3. Have all your students, even wind players, clap percussion drum rhythms. Percussion music naturally has more rhythmic variations since percussion is based on rhythm. Find some exercises out of a beginner or moderate level percussion book. Having your students clap them individually and within the ensemble will expose them to more rhythms and variations. This will expand their rhythmic vocabulary, so they can be ready for almost any kind of rhythm when it is thrown in front of them during sight-reading. Taking the time to focus only on rhythm with scales and notes not involved is also very healthy for their rhythmic growth.

4. Have your students sight-read varying degrees of difficulty. By having them sight-read very easy music, they will build confidence. The better they can sight-read easy music, they will be more prepared to build to the next level. They should also be challenged with moderately difficult music and also extremely difficult music. The more difficult music will challenge them as well as let them know what level they are at and how much more they need to improve. Have your students also sight-read music in many different keys so they may be prepared for anything. Having them read in the keys with a lot of sharps, which is not typical for band literature, will help them prepare for orchestral music. And string students should also sight-read in the flat keys!
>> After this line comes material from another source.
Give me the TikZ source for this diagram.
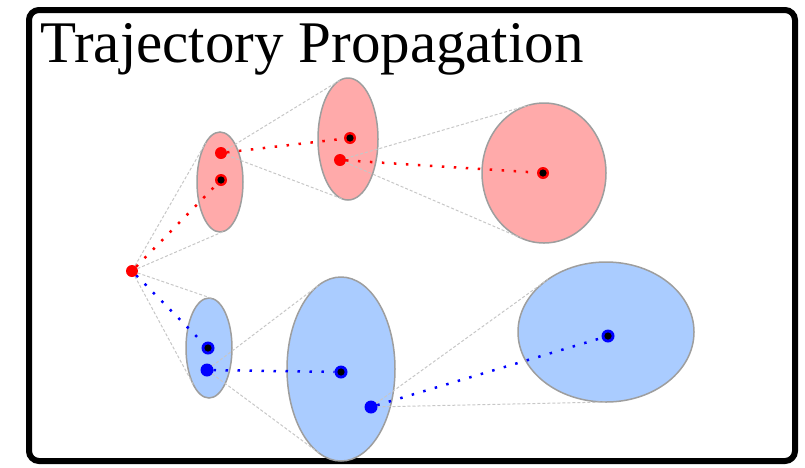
\documentclass[tikz,border=0pt]{standalone}
\usepackage{fontspec}
\setmainfont{Liberation Serif}
\usepackage{tikz}
\usetikzlibrary{shapes.geometric}
\definecolor{redpt}{RGB}{255,0,0}
\definecolor{bluept}{RGB}{0,0,255}
\definecolor{redfill}{RGB}{255,170,170}
\definecolor{bluefill}{RGB}{170,204,255}
\definecolor{rim}{gray}{0.62}
\definecolor{cone}{gray}{0.78}
\tikzset{
  cov/.style={ellipse, draw=rim, line width=1.5pt, inner sep=0pt, outer sep=0pt},
  covr/.style={cov, fill=redfill},
  covb/.style={cov, fill=bluefill},
  pt/.style={circle, inner sep=0pt, outer sep=0pt, minimum size=12pt},
  ptr/.style={pt, fill=redpt},
  ptb/.style={pt, fill=bluept, minimum size=13pt},
  mean/.style={path picture={\fill[black] (path picture bounding box.center) circle (3.6pt);}},
  conel/.style={draw=cone, line width=1pt, dash pattern=on 3pt off 2pt},
  trajr/.style={draw=redpt, line width=2.5pt, dash pattern=on 2.5pt off 9.5pt},
  trajb/.style={draw=bluept, line width=2.5pt, dash pattern=on 2.5pt off 9.5pt},
  frame/.style={draw=black, line width=6pt, rounded corners=10pt},
}

\begin{document}
\begin{tikzpicture}[x=1pt, y=-1pt]
    \useasboundingbox (0,0) rectangle (805,467);
    \draw[frame] (29,10) rectangle (795,461);
    \node[anchor=base west, inner sep=0pt, font=\fontsize{59}{62}\selectfont] (title) at (40,62) {Trajectory Propagation};

    % covariance ellipses
    \node[covr, minimum width=46pt,  minimum height=100pt] (r1) at (220,182) {};
    \node[covr, minimum width=60pt,  minimum height=122pt] (r2) at (348,139) {};
    \node[covr, minimum width=124pt, minimum height=140pt] (r3) at (544,173) {};
    \node[covb, minimum width=46pt,  minimum height=100pt] (b1) at (209,348) {};
    \node[covb, minimum width=108pt, minimum height=184pt] (b2) at (341,369) {};
    \node[covb, minimum width=176pt, minimum height=140pt] (b3) at (606,332) {};

    % samples and means
    \node[ptr] (s)   at (132,271) {};
    \node[ptr, mean] (r1m) at (221,180) {};
    \node[ptr] (r1s) at (221,153) {};
    \node[ptr, mean] (r2m) at (350,138) {};
    \node[ptr] (r2s) at (340,160) {};
    \node[ptr, mean] (r3m) at (543,173) {};
    \node[ptb, mean] (b1m) at (208,348) {};
    \node[ptb] (b1s) at (207,370) {};
    \node[ptb, mean] (b2m) at (341,372) {};
    \node[ptb] (b2s) at (371,407) {};
    \node[ptb, mean] (b3m) at (608,336) {};

    \draw[conel] (s) -- (r1.110.2);
    \draw[conel] (s) -- (r1.275.2);
    \draw[conel] (r1s) -- (r2.98.4);
    \draw[conel] (r1s) -- (r2.264.8);
    \draw[conel] (r2s) -- (r3.102.9);
    \draw[conel] (r2s) -- (r3.251.3);
    \draw[conel] (s) -- (b1.85.9);
    \draw[conel] (s) -- (b1.248.6);
    \draw[conel] (b1s) -- (b2.104.7);
    \draw[conel] (b1s) -- (b2.255.7);
    \draw[conel] (b2s) -- (b3.138.7);
    \draw[conel] (b2s) -- (b3.271.9);

    \draw[trajr] (s) -- (r1m);
    \draw[trajr] (r1s) -- (r2m);
    \draw[trajr] (r2s) -- (r3m);
    \draw[trajb] (s) -- (b1m);
    \draw[trajb] (b1s) -- (b2m);
    \draw[trajb] (b2s) -- (b3m);
  \end{tikzpicture}
\end{document}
5. Make sure your students do not stop when sight-reading! Have them continue and push through to the end of the song even if they crash and burn. That is why it is called sight-reading. This is not practice time and they need to push through a song all the way to the end. Playing at an extremely slow tempo is not only ok, but I also highly recommend it. This will give them a chance to play every note and rhythm accurately. In an audition, a judge will be more impressed with a song played below tempo with accuracy, rather than with speed.

6. Practice the piano. There is no better way to improve sight-reading than by reading piano and organ music. There are four lines happening at once, with two clefs, and with contrapuntal movement between the lines. If a student can learn to even somewhat sight-read piano music, their linear music with only one line will seem like a walk in the park!

7. Have them sight-read songs they are familiar with and know by ear. Sight-reading songs your students have already heard teaches them to utilize their ear while sight-reading. If your students are able to get a sense as to whether they are playing music correctly just by using their audio senses, this will help immensely.

8. Have your students sight sing as well. Sight singing is a wonderful tool to assist sight-reading because it also focuses on their ear and how the song sounds. This will give them an advantage when they pick up their instruments and play. In time, your students will be able to hear the songs they are playing while they are sight-reading, if they have a consistent sight singing routine. Sight singing, both as individuals and as an ensemble, is strongly recommended. In an ensemble setting, students will be able to learn from their peers with varying degrees of levels of talent within the ensemble.